Contudo, na verdade, tal instituto de subtração de pontos aplica-se de forma automática, não se ponderando a necessidade pratica de aplicação ao arguido, ou seja, não há valoração de qualquer elemento ligado à prevenção especial, nem tão pouco uma graduação da culpa.
Assim e atentas as questões levantadas, tratando-se (salvo melhor opinião) de decisão recorrível, deverá a reclamação proceder e o recurso ser apreciado.»          
*
Diga-se, desde já, que o instituto da reclamação da decisão sumária do relator para a conferência não pressupõe - o que à primeira vista se poderia ter como requisito natural - a discordância com os fundamentos do decidido.
Com efeito o que se pretende com este instituto, que chegou ao Processo Penal depois de introduzido quer no Processo Civil, quer no processado atinente ao Tribunal Constitucional, é que quem se sentir prejudicado e discordar do sentido da decisão sumária, possa obter a substituição da decisão singular do relator pela colegial do tribunal, não se visando alargar o âmbito do conhecimento a outras questões que o despacho não apreciou.
O que se visa com o instituto da reclamação nem sequer é tanto a impugnação da decisão sumária, o que é próprio dos recursos – mas antes a pretensão de substituição do órgão excepcional – o relator – pelo órgão normal – a conferência como tribunal colectivo, para proferir determinada decisão.
Donde, nos debruçaremos apenas sobre a questão que foi objeto da antecedente decisão sumária, retomada na reclamação, ou seja, da admissibilidade do recurso interposto.

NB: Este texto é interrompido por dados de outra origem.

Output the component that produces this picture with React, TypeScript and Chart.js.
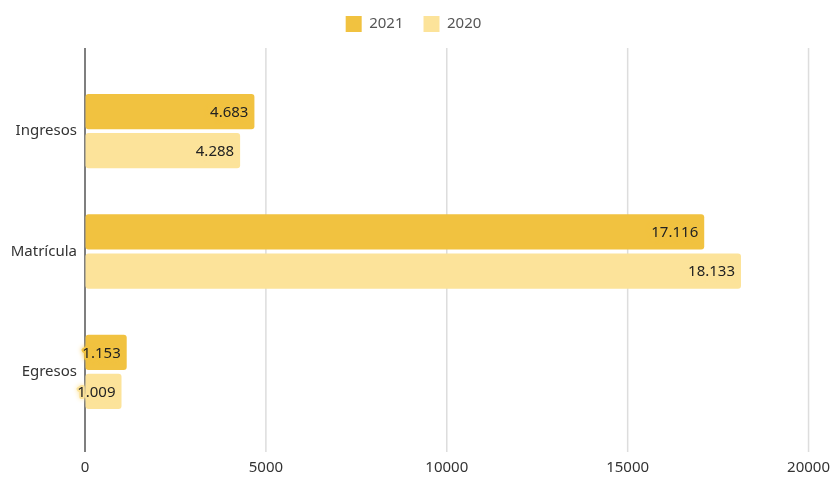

É do seguinte teor a decisão sobre a qual incide a reclamação.

Decisão sumária (Transcrição parcial).
«A cassação do título de condução de veículo com motor não tem no nosso ordenamento jurídico uma única natureza, existindo previsões autónomas no Código Penal e no Código da Estrada.
No Código Penal, encontra-se previsto no artigo 101.º, com a epígrafe “Cassação do título e interdição da concessão do título de condução de veículo com motor”, que constitui uma medida de segurança não privativa da liberdade [veja-se a sua inserção sistemática no Livro I – Parte Geral / Título III – Das consequências jurídicas do facto / Secção IV – Medidas de segurança não privativas da liberdade], aplicada pela via judicial a agente imputável ou inimputável, tendo como pressuposto a sua perigosidade, revelada pela prática de certos ilícitos típicos.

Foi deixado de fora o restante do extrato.